Effect of repeated Kangaroo Mother Care on repeated procedural pain in preterm infants: A randomized controlled trial.Int J Nurs Stud. 2015 Jul; 52(7):1157-65.IJ
Preterm infants' repeated exposure to painful procedures may lead to negative consequences. Thus, non-pharmacological pain management is essential due to medication side effects. Kangaroo Mother Care, which aims at offering human care to neonates, has been established for the treatment of a single painful procedure, but the effectiveness of Kangaroo Mother Care across repeated painful procedures is unknown.
To test the effectiveness of repeated Kangaroo Mother Care on repeated heel-stick pain in preterm neonates.
Randomized controlled trial.
Level III Neonatal Intensive Care Unit at a large teaching hospital in northeast China.
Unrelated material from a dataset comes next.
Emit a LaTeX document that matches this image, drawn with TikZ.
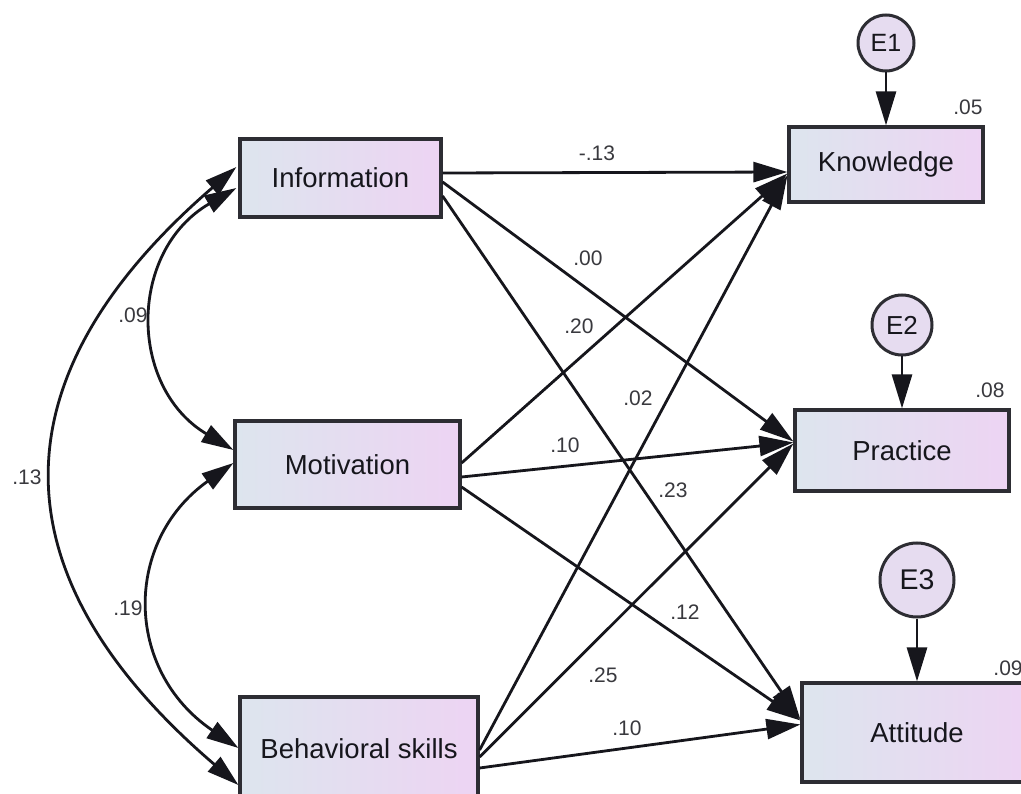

Preterm infants (gestational age less than 37 weeks) (n=80) were recruited and randomly assigned using a random table format to either an incubator group (n=40) or Kangaroo Mother Care group (n=40). Pain assessments were carried out during four routine heel stick procedures. For the first heel stick, preterm infants in each group received no intervention (routinely stayed in incubator). During the next three heel sticks, the infants in Kangaroo Mother Care group received heel sticks during Kangaroo Mother Care, while infants in the incubator group received heel sticks in incubator. The procedure of each heel stick included 3 phases: baseline, blood collection and recovery. Crying, grimacing and heart rate in response to pain were evaluated at each phase across four heel sticks by three trained independent observers who were blinded to the purpose of the study. Data were analyzed by analysis of variance (ANOVA), with repeated measures at different evaluation phases of heel stick.
75 preterm infants completed the protocol. Between-group comparison revealed that preterm infants' heart rate was significantly lower, and the duration of crying and facial grimacing were both significantly shorter in the Kangaroo Mother Care group (n=38) than the incubator group (n=37) from the blood collection phase to recovery phase during repeated heel sticks. No significant within-group difference was found in heart rate between the baseline phase and recovery phase through repeated heel sticks for Kangaroo Mother Care group. In contrast, the incubator group experienced significant within group differences in heart rate between baseline and recovery through repeated heel sticks.
The effect of repeated Kangaroo Mother Care analgesia remains stable in preterm infants over repeated painful procedures. Given the many invasive procedures that are part of clinical care in preterm infants and most mothers preferred to provide comfort for their infants during painful procedures, Kangaroo Mother Care may be a safe analgesic alternative in preterm infants in whom it is feasible.